I've been letting the conversation run to see what people have to say,
I am going to select this posting by Brett to answer, as well as
provide some more information.
:I am not sure I understand the potential aim of the new file system -
:is it to allow all nodes on the SSI (I purposefully avoid terms like
:"grid") to have all "local" data actually on their hard drive or is it
:more like each node is aware of all data on the SSI, but the data may
:be scattered about all of the nodes on the SSI?
I have many requirements that need to be fullfilled by the new
filesystem. I have just completed the basic design work and I feel
quite confident that I can have the basics working by our Summer
- On-demand filesystem check and recovery. No need to scan the entire
filesystem before going live after a reboot.
- Infinite snapshots (e.g. on 30 second sync), ability to collapse
snapshots for any time interval as a means of recovering space.
- Multi-master replication at the logical layer (not the physical layer),
including the ability to self-heal a corrupted filesystem by accessing
replicated data. Multi-master means that each replicated store can
act as a master and new filesystem ops can run independantly on any
of the replicated stores and will flow to the others.
- Infinite log Replication. No requirement to keep a log of changes
for the purposes of replication, meaning that replication targets can
be offline for 'days' without effecting performance or operation.
('mobile' computing, but also replication over slow links for backup
purposes and other things).
- 64 bit file space, 64 bit filesystem space. No space restrictions
- Reliably handle data storage for huge multi-hundred-terrabyte
filesystems without fear of unrecoverable corruption.

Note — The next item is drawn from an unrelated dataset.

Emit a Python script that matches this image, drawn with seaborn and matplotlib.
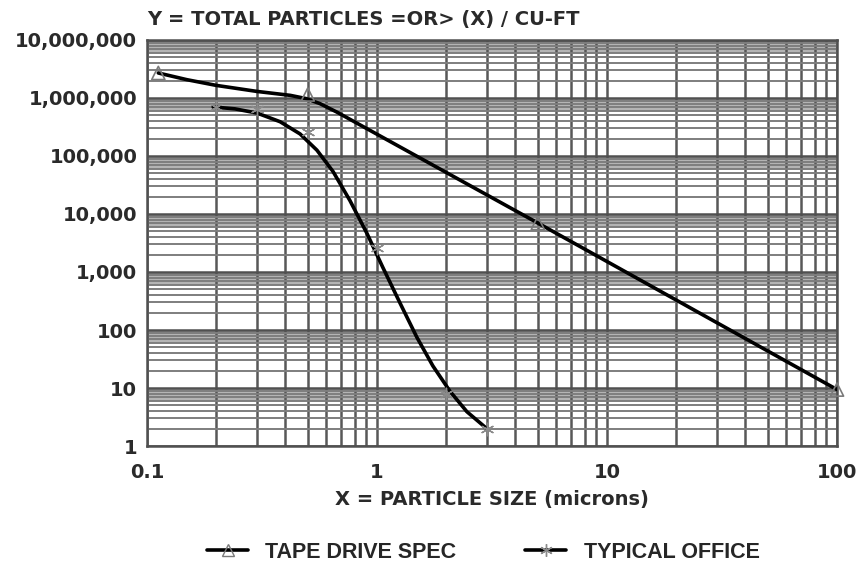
#
# Particle size distribution chart (log-log), redrawn with seaborn
#

import numpy as np
import pandas as pd
from matplotlib import pyplot as plt
from matplotlib.lines import Line2D
from matplotlib.ticker import FixedLocator, NullFormatter
import seaborn as sns

#
# Data
#

# tape drive spec - curve and its marker points
tape_x = [0.112, 0.149, 0.2, 0.3, 0.42, 0.49, 0.565, 0.67, 5, 100]
tape_y = [2.7e6, 2.07e6, 1.65e6, 1.3e6, 1.11e6, 9.8e5, 8.0e5, 5.7e5, 7000, 9.4]
tape_mark_x = [0.112, 0.5, 5, 100]
tape_mark_y = [2.7e6, 1.15e6, 7000, 9.4]

# typical office - curve and its marker points
office_x = [0.194, 0.241, 0.301, 0.379, 0.463, 0.548, 0.644, 0.763, 0.905, 1.06,
            1.26, 1.49, 1.75, 2.08, 2.46, 3.0]
office_y = [7.0e5, 6.5e5, 5.5e5, 3.9e5, 2.4e5, 1.26e5, 5.4e4, 1.7e4, 4.6e3, 1.2e3,
            290, 75, 24, 8.7, 3.9, 2.0]
office_mark_x = [0.2, 0.3, 0.5, 1, 2, 3]
office_mark_y = [7.0e5, 6.4e5, 2.6e5, 2600, 8, 2]

# axis ticks
x_ticks = [0.1, 1, 10, 100]
x_labels = ["0.1", "1", "10", "100"]
y_ticks = [1, 10, 100, 1000, 10000, 100000, 1000000, 10000000]
y_labels = ["1", "10", "100", "1,000", "10,000", "100,000", "1,000,000", "10,000,000"]

series_names = ["TAPE DRIVE SPEC", "TYPICAL OFFICE"]

#
# Plotting
#

sns.set_style("white")
plt.rcParams['font.family'] = ['DejaVu Sans']

fig = plt.figure(figsize=(8.57, 5.67), dpi=100)
ax = fig.add_axes([147/857, 1 - 446/567, 690/857, 406/567])
ax.set_xscale("log")
ax.set_yscale("log")
ax.set_xlim(0.1, 100)
ax.set_ylim(1, 1e7)

# log paper: grey band just under each decade line
for k in range(0, 7):
	ax.axhspan(0.6 * 10**(k+1), 10**(k+1), color="#b4b4b4", lw=0, zorder=0)

ax.xaxis.set_minor_locator(FixedLocator([m * 10.0**e for e in range(-1, 2) for m in range(2, 10)]))
ax.yaxis.set_minor_locator(FixedLocator([m * 10.0**e for e in range(0, 7) for m in range(2, 10)]))
ax.xaxis.set_minor_formatter(NullFormatter())
ax.yaxis.set_minor_formatter(NullFormatter())
ax.grid(axis="x", which="both", color="#585858", lw=1.8, zorder=1)
ax.grid(axis="y", which="minor", color="#7e7e7e", lw=1.4, zorder=1)
ax.grid(axis="y", which="major", color="#505050", lw=1.8, zorder=1)
ax.set_axisbelow(True)

tape_df = pd.DataFrame({"x": tape_x, "y": tape_y})
office_df = pd.DataFrame({"x": office_x, "y": office_y})

sns.lineplot(data=tape_df, x="x", y="y", ax=ax, color="black", lw=2.6,
			 sort=False, estimator=None, zorder=3)
sns.lineplot(data=office_df, x="x", y="y", ax=ax, color="black", lw=2.6,
			 sort=False, estimator=None, zorder=3)
sns.scatterplot(x=tape_mark_x, y=tape_mark_y, ax=ax, marker="^", s=90,
				facecolor="none", edgecolor="#7a7a7a", linewidth=1.2, zorder=4, clip_on=False)
sns.scatterplot(x=office_mark_x, y=office_mark_y, ax=ax, marker=(6, 2, 0), s=80,
				color="#8a8a8a", linewidth=1.0, zorder=4, clip_on=False)

ax.set_xticks(x_ticks)
ax.set_xticklabels(x_labels)
ax.set_yticks(y_ticks)
ax.set_yticklabels(y_labels)
ax.tick_params(axis="both", which="both", length=0, labelsize=14, colors="#2a2a2a")
ax.tick_params(axis="x", pad=12)
ax.tick_params(axis="y", pad=7)
for lab in ax.get_xticklabels() + ax.get_yticklabels():
	lab.set_fontweight("bold")

for side in ax.spines:
	ax.spines[side].set_visible(True)
	ax.spines[side].set_color("#505050")
	ax.spines[side].set_linewidth(1.8)

ax.set_xlabel("X = PARTICLE SIZE (microns)", fontsize=14, fontweight="bold",
			  color="#2a2a2a", labelpad=6)
ax.set_ylabel("")
ax.text(0.0, 1 + 15/406, "Y = TOTAL PARTICLES =OR> (X) / CU-FT", transform=ax.transAxes,
		fontsize=14, fontweight="bold", color="#2a2a2a", ha="left", va="baseline")

# legend below the chart
handles = [
	Line2D([], [], color="black", lw=2.6, marker="^", markersize=8,
		   markerfacecolor="none", markeredgecolor="#7a7a7a"),
	Line2D([], [], color="black", lw=2.6, marker=(6, 2, 0), markersize=9,
		   markeredgecolor="#8a8a8a"),
]
fig.legend(handles, series_names, loc="center", bbox_to_anchor=(0.564, 0.026),
		   ncol=2, frameon=False, handlelength=1.9, handletextpad=0.8, columnspacing=3.2,
		   prop={"family": ["Liberation Sans", "DejaVu Sans"], "weight": "bold", "size": 15.5})

plt.savefig("out.png", dpi=100)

- Cluster operation - ability to commit data to locally replicated
store independantly of other nodes, access governed by cache
:So, in effect, is it similar in concept to the notion of storing bits
:of files across many places using some unified knowledge of where the
:bits are? This of course implies redunancy and creates synchronization
:problems to handle (assuming bo global clock), but I certainly think
:it is a good goal. In reality, how redundant will the data be? In a
:practical sense, I think the principle of "locality" applies here -
:the pieces that make up large files will all be located very close to
:one another (aka, clustered around some single location).
Generally speaking the topology is up to the end-user. The main
issue for me is that the type of replication being done here is
logical layer replication, not physical replication. You can
think of it as running a totally independant filesystem for each
replication target, but the filesystems cooperate with each other
and cooperate in a clustered environment to provide a unified,
:>From my experiences, one of the largest issues related to large scale
:computing is the movement of large files, but with the trend moving
:towards huges local disks and many-core architectures (which I agree
:with), I see the "grid" concept of geographically diverse machines
:connected as a single system being put to rest in favor of local
:clusters of many-core machines.
:With that, the approach that DfBSD is taking is vital wrt distributed
:computing, but any hard requirement of moving huge files long
:distances (even if done so in parallel) might not be so great. What
:is required is native parallel I/O that is able to handle locally
:distributed situations - because it is within a close proximity that
:many processes would be writing to a "single" file. Reducing the
:scale of the problem may provide some clues into how it may be used
:and how it should handle the various situations effectively.
:Additionally, the concept of large files somewhat disappears when you
:are talking about shipping off virtual processes to execute on some
:other processor or core because they are not shipped off with a whole
:lot of data to work on. I know this is not necessarily a SSI concept,
:but one that DfBSD will have people wanting to do.
There are two major issues here: (1) Where the large files reside
and (2) How much of that data running programs need to access.
For example, lets say you had a 16 gigabyte database. There is a
big difference between scanning the entire 16 gigabytes of data
and doing a query that only has to access a few hundred kilobytes
of the data.
No matter what, you can't avoid reading data that a program insists
on reading. If the data is not cacheable or the amount of data
being read is huge, the cluster has the choice of moving the program's
running context closer to the storage, or transfering the data over
A cluster can also potentially use large local disks as a large
cache in order to be able to distribute the execution contexts, even
when the data being accessed is not local. It might be reasonable to
have a 100TB data store with 1TB local 'caches' in each LAN-based locale.
Either way I think it is pretty clear that individual nodes are
significantly more powerful when coupled with the availability of
local (LAN) hard disk storage, especially in the types of environments
that I want DragonFly to cater to.
The DragonFly clustering is meant to be general purpose... I really want
to be able to migrate execution contexts, data, and everything else
related to a running program *without* having to actually freeze the
program while the migration occurs. That gives system operators the
ultimate ability to fine-tune a cluster.